We would like to thank Reviewer NJ5G for recognizing the positive aspects of our work. We expect the following rebuttal will address your concerns.

1. Underlying model assumptions

We summarize three key definitions related to the identifiability of our Bayesian causal models (BCMs), introduced in [1], as follows:

  1. Distribution-equivalence: causal model selection via maximum likelihood will not be able to identify the causal direction;
  2. Bayesian distribution-equivalence: Bayesian causal model selection via marginal likelihood will not be able to identify the causal direction, which is a stricter condition than distribution-equivalence;
  3. Separable-compatibility: the necessary condition for two distribution-equivalent BCMs being Bayesian distribution-equivalent.
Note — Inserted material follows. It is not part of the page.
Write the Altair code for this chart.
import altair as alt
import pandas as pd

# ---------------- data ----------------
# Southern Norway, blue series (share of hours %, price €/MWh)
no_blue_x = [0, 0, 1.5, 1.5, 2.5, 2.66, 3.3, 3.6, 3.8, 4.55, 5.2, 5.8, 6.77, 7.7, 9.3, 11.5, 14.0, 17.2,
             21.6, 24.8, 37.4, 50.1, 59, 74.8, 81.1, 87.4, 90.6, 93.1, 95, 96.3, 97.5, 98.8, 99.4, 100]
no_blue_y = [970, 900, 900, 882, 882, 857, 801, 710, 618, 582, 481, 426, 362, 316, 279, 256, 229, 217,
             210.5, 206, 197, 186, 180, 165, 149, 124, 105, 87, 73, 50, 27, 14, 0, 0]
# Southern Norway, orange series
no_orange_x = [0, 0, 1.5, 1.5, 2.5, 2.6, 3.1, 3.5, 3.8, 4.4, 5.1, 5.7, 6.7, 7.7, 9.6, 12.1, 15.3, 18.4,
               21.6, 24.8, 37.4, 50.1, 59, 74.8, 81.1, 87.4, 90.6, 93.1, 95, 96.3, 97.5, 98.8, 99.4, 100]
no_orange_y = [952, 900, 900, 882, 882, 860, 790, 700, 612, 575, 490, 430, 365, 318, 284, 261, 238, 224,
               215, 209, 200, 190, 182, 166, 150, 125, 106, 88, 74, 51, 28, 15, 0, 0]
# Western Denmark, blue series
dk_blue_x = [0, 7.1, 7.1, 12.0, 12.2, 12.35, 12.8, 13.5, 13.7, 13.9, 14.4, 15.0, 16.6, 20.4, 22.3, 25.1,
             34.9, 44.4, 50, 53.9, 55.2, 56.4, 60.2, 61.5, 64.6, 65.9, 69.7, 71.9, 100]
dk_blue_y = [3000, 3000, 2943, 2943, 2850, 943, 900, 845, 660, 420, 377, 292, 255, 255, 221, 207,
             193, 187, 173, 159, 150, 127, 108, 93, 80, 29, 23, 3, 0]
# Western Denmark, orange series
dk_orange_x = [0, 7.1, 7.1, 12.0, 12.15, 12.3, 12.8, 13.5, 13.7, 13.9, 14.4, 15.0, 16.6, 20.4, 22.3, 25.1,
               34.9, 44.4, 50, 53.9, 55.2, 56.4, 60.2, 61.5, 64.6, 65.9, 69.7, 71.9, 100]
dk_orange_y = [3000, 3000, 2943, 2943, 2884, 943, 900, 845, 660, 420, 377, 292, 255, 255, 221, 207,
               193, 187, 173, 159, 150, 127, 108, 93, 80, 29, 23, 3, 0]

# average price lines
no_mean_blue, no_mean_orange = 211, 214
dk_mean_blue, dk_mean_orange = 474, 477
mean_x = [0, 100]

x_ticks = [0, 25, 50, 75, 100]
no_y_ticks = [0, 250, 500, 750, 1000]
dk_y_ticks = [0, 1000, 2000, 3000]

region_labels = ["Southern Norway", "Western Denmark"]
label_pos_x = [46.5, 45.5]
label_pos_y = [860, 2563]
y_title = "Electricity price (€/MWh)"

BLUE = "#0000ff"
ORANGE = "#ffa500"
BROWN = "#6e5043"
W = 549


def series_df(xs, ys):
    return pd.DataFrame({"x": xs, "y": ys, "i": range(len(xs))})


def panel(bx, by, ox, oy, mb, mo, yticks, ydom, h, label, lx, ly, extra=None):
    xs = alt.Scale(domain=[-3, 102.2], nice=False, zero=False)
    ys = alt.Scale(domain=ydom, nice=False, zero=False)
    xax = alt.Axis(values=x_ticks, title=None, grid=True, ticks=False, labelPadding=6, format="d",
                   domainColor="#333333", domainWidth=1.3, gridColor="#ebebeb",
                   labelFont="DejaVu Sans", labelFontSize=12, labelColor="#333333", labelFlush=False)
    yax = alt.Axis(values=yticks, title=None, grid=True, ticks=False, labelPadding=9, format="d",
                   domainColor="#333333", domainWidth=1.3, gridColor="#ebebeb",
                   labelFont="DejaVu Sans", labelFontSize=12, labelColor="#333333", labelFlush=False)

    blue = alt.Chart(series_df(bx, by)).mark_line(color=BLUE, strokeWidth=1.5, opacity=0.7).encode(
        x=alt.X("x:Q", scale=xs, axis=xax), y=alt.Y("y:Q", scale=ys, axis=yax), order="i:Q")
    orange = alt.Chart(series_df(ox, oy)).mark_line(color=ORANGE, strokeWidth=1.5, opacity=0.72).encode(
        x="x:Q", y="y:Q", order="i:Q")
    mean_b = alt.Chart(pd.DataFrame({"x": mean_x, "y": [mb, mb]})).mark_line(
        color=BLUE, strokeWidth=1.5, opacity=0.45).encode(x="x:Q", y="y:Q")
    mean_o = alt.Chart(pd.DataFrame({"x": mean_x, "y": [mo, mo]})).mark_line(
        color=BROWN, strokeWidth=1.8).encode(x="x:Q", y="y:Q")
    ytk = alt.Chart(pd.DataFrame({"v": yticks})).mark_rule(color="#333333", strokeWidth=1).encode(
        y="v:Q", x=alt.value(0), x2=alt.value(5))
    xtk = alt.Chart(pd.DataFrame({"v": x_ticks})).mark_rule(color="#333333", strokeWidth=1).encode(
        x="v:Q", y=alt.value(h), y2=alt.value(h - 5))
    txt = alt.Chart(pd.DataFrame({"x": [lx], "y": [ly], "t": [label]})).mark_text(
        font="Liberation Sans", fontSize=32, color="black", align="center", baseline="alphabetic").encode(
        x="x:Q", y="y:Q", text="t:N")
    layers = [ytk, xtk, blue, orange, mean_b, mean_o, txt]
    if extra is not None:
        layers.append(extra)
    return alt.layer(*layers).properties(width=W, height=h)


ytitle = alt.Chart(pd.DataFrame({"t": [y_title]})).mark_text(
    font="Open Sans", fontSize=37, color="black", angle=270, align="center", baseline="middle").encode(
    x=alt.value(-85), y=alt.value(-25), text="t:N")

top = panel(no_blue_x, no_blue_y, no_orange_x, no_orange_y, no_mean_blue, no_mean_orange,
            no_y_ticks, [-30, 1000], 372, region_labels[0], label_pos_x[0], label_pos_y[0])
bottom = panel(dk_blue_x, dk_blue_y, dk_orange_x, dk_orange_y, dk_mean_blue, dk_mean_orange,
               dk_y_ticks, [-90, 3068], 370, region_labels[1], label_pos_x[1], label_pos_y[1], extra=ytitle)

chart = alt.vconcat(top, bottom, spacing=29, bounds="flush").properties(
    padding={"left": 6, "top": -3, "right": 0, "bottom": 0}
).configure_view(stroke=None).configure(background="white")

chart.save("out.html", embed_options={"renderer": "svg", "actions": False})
If two BCMs are distribution-equivalent, as long as they are not separable-compatible, they will not be Bayesian distribution-equivalent [1]. Similar to previous methods based on functional causal models (FCMs), the BCMs as in GPLVM [1] and our work are assumed to be the underlying generating processes of the data. With non-separable-compatible BCMs, given enough data, we can estimate the underlying BCMs and identify the causal direction with the marginal likelihoods. The benefit of this approach is that BCMs can be designed to be flexible enough (while keeping non-separable-compatibility) to cover a broad spectrum of generating models, such as GPLVM [1] or Bayesian neural networks in our work. Therefore, your example of normalized linear Gaussian models do not lie into the scope of our BCMs which assume that the effect is generated via nonlinear Bayesian neural networks.

2. Performance over scalability results

Since we use the official implementations of the baselines, we do not believe a direct comparison of running time would be fair. Instead, we have opted to evaluate the computational complexity of our forward pass in App. B. However, for a rough comparison, on the AN dataset, our work only took around 3 minutes on a CPU configuration, whereas GPLVM required on average about 2 days 11 hours on 10 GPUs.

3. Causal sufficiency assumption

Thank you for your suggestion. Since our performance on the SIM-c (with confounders) is promising, relaxing the causal sufficiency assumption will be a potential direction of study for our future work.

[1] Dhir, A., Power, S., & Van Der Wilk, M. (2024). Bivariate Causal Discovery using Bayesian Model Selection. In ICML.

最终决定

This paper views bi-variate causal discovery as a model selection problem under Kolmogorov complexity, and proposes a practical approximation to it via a variational Bayesian approach based on the minimum description length principle. Specifically, the idea is to compare the compression code length of L(p(x)) + L(p(y|x)) vs L(p(y)) + L(p(x|y)), where the code for the marginal distribution is computed using a standard Gaussian distribution for entropic encoding, and the code length for the conditional distribution is computed via the variational lower-bound of a Bayesian neural network fitted to that conditional distribution. Experiments on various bi-variate causal discovery benchmarks show the proposed method's effectiveness when compared with a number of baseline approaches.

Reviewers found the proposed approach novel and the presentation is sound. They have a few questions regarding the gap between Kolmogorov complexity and MDL, as well as questions regarding the Bayesian neural network methodological designs. Author rebuttal has addressed most of these concerns.

I briefly read the paper and I personally think that the proposed is very interesting and should be presented to the causal ML community at ICML. The only major concern I have is regarding the entropic coding of the marginal distribution under standard Gaussian, which sounds like a crude approximation when the cause is non-Gaussian. However bi-variate causal discovery becomes easier when having non-Gaussian variables, and I guess this partly connects to the empirical observation that Gaussian entropic encoding seems already enough?

Also in Bayesian neural network literature, Laplace methods are empirically shown to perform better regarding model selection and hyper-parameter optimisation. It would be great to comment on this point since the authors choose variational lower-bound as the code length for the conditional distribution.